We’re the parents, we’re supposed to know everything, right? I don’t know about you but raising and disciplining 3 children daily is a tough road to navigate without making mistakes. Which is probably why I make so many.
It seems like every day, at some point I cringe at the way I handle a situation with my kids. Whether I’m too negative, expect too much or intervene in their squabble simply because I’m tired of listening to it, I mess up. A lot. Everyday.
Here are some ideas to think about, if you need to right the discipline ship in your home.
Expecting too much? Young Children haven’t yet developed impulse control or the social etiquette to handle themselves in the candy aisle at the grocery store, or public places in general. Take a breathe and remind yourself, they aren’t trying to push you over the edge, they really just don’t know any better. Gently remind them and give them an example of the appropriate way to ask for or handle the specific situation.
Time Out Not Working? If you’re using time out as a way to calm your child down and it’s having the opposite effect, try sitting with your child to get them to calm down. Once they are calm explain to them why their behavior was not ok. Many children will see a time out as a form of rejection, which will only cause them to act out more. Always remember, it’s ok to put yourself in time out, too.
Not Following Through? How many times have you had to count to get your child to respond? This is a toughy in our house, and we’ll catch ourselves doing it only to realize that we shouldn’t have to count. We said do it, so they should hop to it. Same thing with giving multiple chances. Once you make a rule, you stick to it and follow through. Anything less will give your child the impression that negotiation is ok or that their cooperation is optional. Remember to be respectful and clear with your directives and praise and thank them when they follow through.

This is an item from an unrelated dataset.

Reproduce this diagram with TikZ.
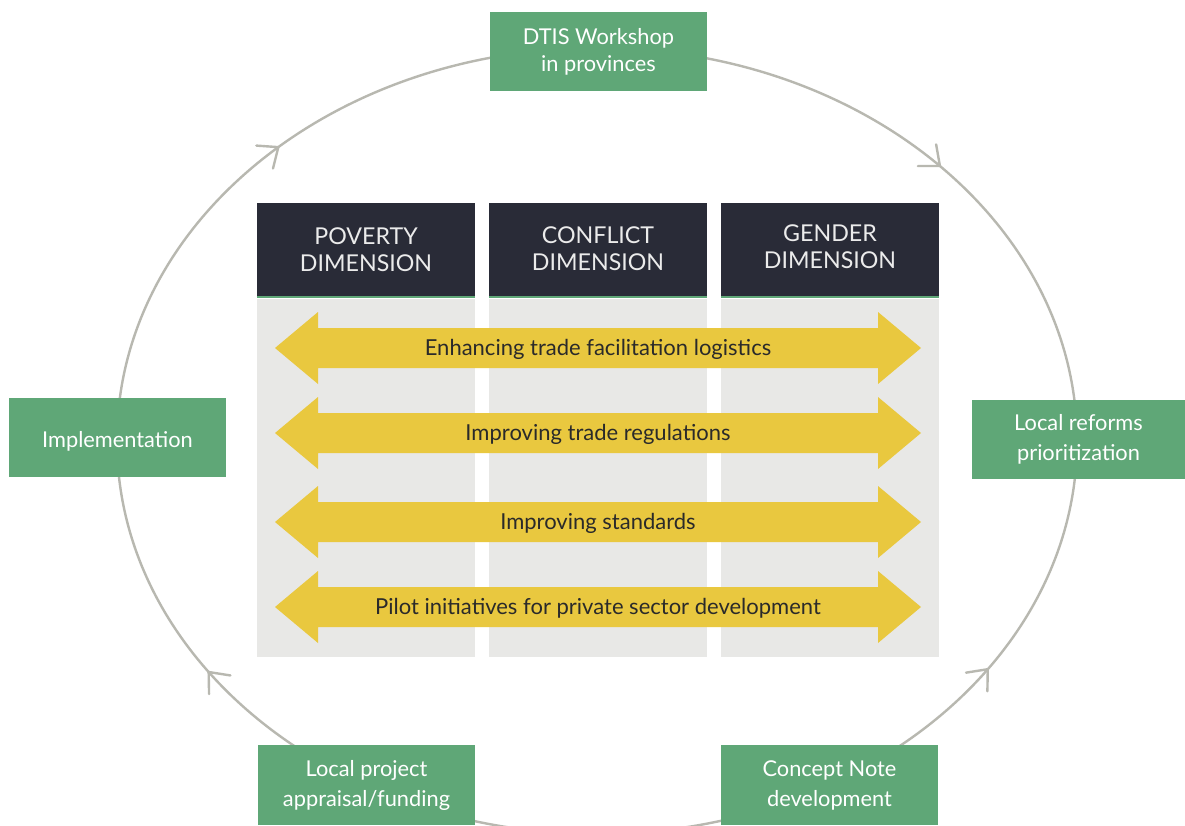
\documentclass[tikz,border=0pt]{standalone}
\usepackage{fontspec}
\setmainfont{Lato}
\usetikzlibrary{arrows.meta}
\definecolor{boxgreen}{HTML}{5FA777}
\definecolor{hdark}{HTML}{292B37}
\definecolor{panelgray}{HTML}{E8E8E6}
\definecolor{yarrow}{HTML}{E9C83F}
\definecolor{ringgray}{HTML}{B8B8B0}
\definecolor{txtdark}{HTML}{2A2A2A}
\tikzset{
  ring/.style={draw=ringgray, line width=2.4pt},
  chev/.style={draw=ringgray, line width=2.4pt, line cap=round, line join=miter},
  greenbox/.style={fill=boxgreen, text=white, minimum width=217pt, minimum height=79pt, inner sep=0pt, align=center, font=\fontsize{21.8}{27}\selectfont},
  wide/.style={font=\fontsize{21.8}{30}\selectfont},
  header/.style={fill=hdark, text=white!92!black, minimum width=218pt, minimum height=94pt, inner sep=0pt, align=center, font=\fontsize{23.2}{27}\selectfont},
  panel/.style={fill=panelgray},
  gline/.style={draw=boxgreen, line width=2pt},
  arrowfill/.style={fill=yarrow},
  arrowtext/.style={text=txtdark, inner sep=0pt, font=\fontsize{22}{26}\selectfont},
}
\newcommand\shiftdown[2]{\raisebox{-#1}[\height][\depth]{#2}}
\newcommand\mychev[3]{% x y direction
  \draw[chev] ({#1},{#2}) ++(#3+140:22pt) -- ({#1},{#2}) -- ++(#3-140:22pt);}
\newcommand\myyarrow[3]{% name, y, text
  \fill[arrowfill] (275,#2) -- (318,#2+36) -- (318,#2+20) -- (878,#2+20) -- (878,#2+36) -- (921,#2)
    -- (878,#2-36) -- (878,#2-20) -- (318,#2-20) -- (318,#2-36) -- cycle;
  \node[arrowtext] (#1) at (598,#2) {\shiftdown{1.5pt}{#3}};}
\begin{document}
\begin{tikzpicture}[x=1pt,y=1pt]
\useasboundingbox (0,0) rectangle (1185,-825);
\fill[white] (0,0) rectangle (1185,-825);
% cycle ellipse
\draw[ring] (597,-441) ellipse [x radius=480pt, y radius=393pt];
\mychev{597+480*cos(131.6)}{-441+393*sin(131.6)}{36}
\mychev{597+480*cos(44.4)}{-441+393*sin(44.4)}{-40}
\mychev{597+480*cos(216)}{-441+393*sin(216)}{131}
\mychev{597+480*cos(-35.5)}{-441+393*sin(-35.5)}{49}
% panels
\fill[panel] (257,-299) rectangle (475,-657);
\fill[panel] (489,-299) rectangle (707,-657);
\fill[panel] (721,-299) rectangle (939,-657);
% headers
\node[header] (pov) at (366,-250) {POVERTY\\DIMENSION};
\node[header] (con) at (598,-250) {\shiftdown{-1.5pt}{CONFLICT}\\\shiftdown{-1.5pt}{DIMENSION}};
\node[header] (gen) at (830,-250) {\shiftdown{-3pt}{GENDER}\\\shiftdown{-3pt}{DIMENSION}};
\draw[gline] (pov.south west) -- (pov.south east);
\draw[gline] (con.south west) -- (con.south east);
\draw[gline] (gen.south west) -- (gen.south east);
% yellow double arrows
\myyarrow{a1}{-348}{Enhancing trade facilitation logistics}
\myyarrow{a2}{-433}{Improving trade regulations}
\myyarrow{a3}{-522}{Improving standards}
\myyarrow{a4}{-607}{Pilot initiatives for private sector development}
% green steps
\node[greenbox] (dtis) at (598.5,-51.5) {DTIS Workshop\\in provinces};
\node[greenbox] (impl) at (117.5,-437.5) {\shiftdown{4pt}{Implementation}};
\node[greenbox, wide, minimum width=213pt] (lrp) at (1078.5,-439.5) {Local reforms\\prioritization};
\node[greenbox, wide, minimum height=80pt] (lpa) at (366.5,-785) {Local project\\appraisal/funding};
\node[greenbox, wide, minimum height=80pt] (cnd) at (829.5,-785) {Concept Note\\development};
\end{tikzpicture}
\end{document}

Letting Them Work It Out: I’m not a very patient person. I struggle with this more than anything and listening to my kids bicker and fight non stop will de-rail my patience train in a heart beat. I’ve been trying very hard to help them become a little more independent in dealing with each other and with daily mishaps that come with being a young child. Whether they’re fighting over the My Little Ponies, or knocking over a cup of water in the kitchen, I’m doing all I can to let them fix it. Being kid-like is part of, well, being kids. Trying to police every tiny thing they do can be exhausting. Step back, watch a minute and ask yourself; Big deal, or little deal? If it’s a tipped over sippy, little deal. Let them get handle it and work it our themselves. If they’re chasing their sibling (or you) around the kitchen with a steak knife, it’s time to intervene.
What’s your biggest Discipline Mistake?